First-timer checklist

  • Bag: one soft-sided bag, no bigger than 16 by 16 by 8 inches, plus one smaller soft-sided personal item. No hard-sided bags or containers of any size, no coolers, no luggage, nothing on wheels. A backpack only if it is soft-sided and inside the size limit, as your one bag. There is no clear-bag requirement, but clear moves faster. Leave anything bigger, or any hard case, in the car or at the hotel.
  • Ticket in the MLB Ballpark app, added to your Apple or Google Wallet before you reach the gate. Screenshots do not scan. The whole park is cashless, so bring a card or phone for everything, and charge your phone first.
  • The 4 train (and the B/D) drops at 161 St-Yankee Stadium right at the gate, and Metro-North’s Hudson Line stops at Yankees-E. 153rd St about three blocks away, roughly 15 minutes from Grand Central. Driving is the slow, expensive option, so take the train.

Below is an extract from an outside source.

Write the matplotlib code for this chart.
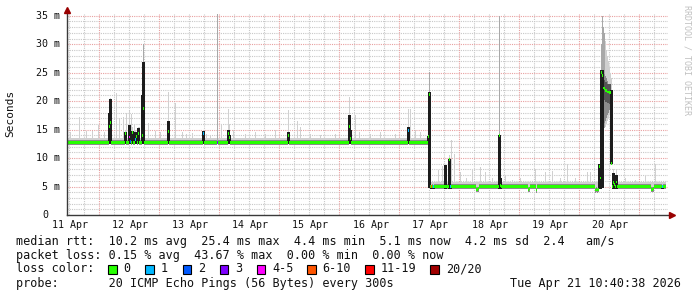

  • Gates open about 90 minutes before first pitch. Gate 4 at home plate is the main one by the subway and feeds into the Great Hall.
  • Get there early for Monument Park, which is free to ticketed fans but closes about 45 minutes before first pitch. It is the one stop you cannot save for later.
  • Walk the first-timer tour: Monument Park beyond center field, the New York Yankees Museum off the Great Hall near Gate 6, the Great Hall banners, Judge’s Chambers in Section 104, and the short right-field porch.
  • Last call for alcohol in the seating areas is the end of the 8th inning, or two and a half hours after the scheduled start, whichever comes first. That is later than the seventh-inning stretch, which is in the middle of the 7th.
  • For a day game, plan for sun. The covered Grandstand back rows are the shade pick; the bleachers are all sun with no seat backs. For a night game it does not matter.
  • Expect a hot ticket. Buy the marquee dates ahead, the Subway Series and the Red Sox especially, rather than counting on a cheap walk-up.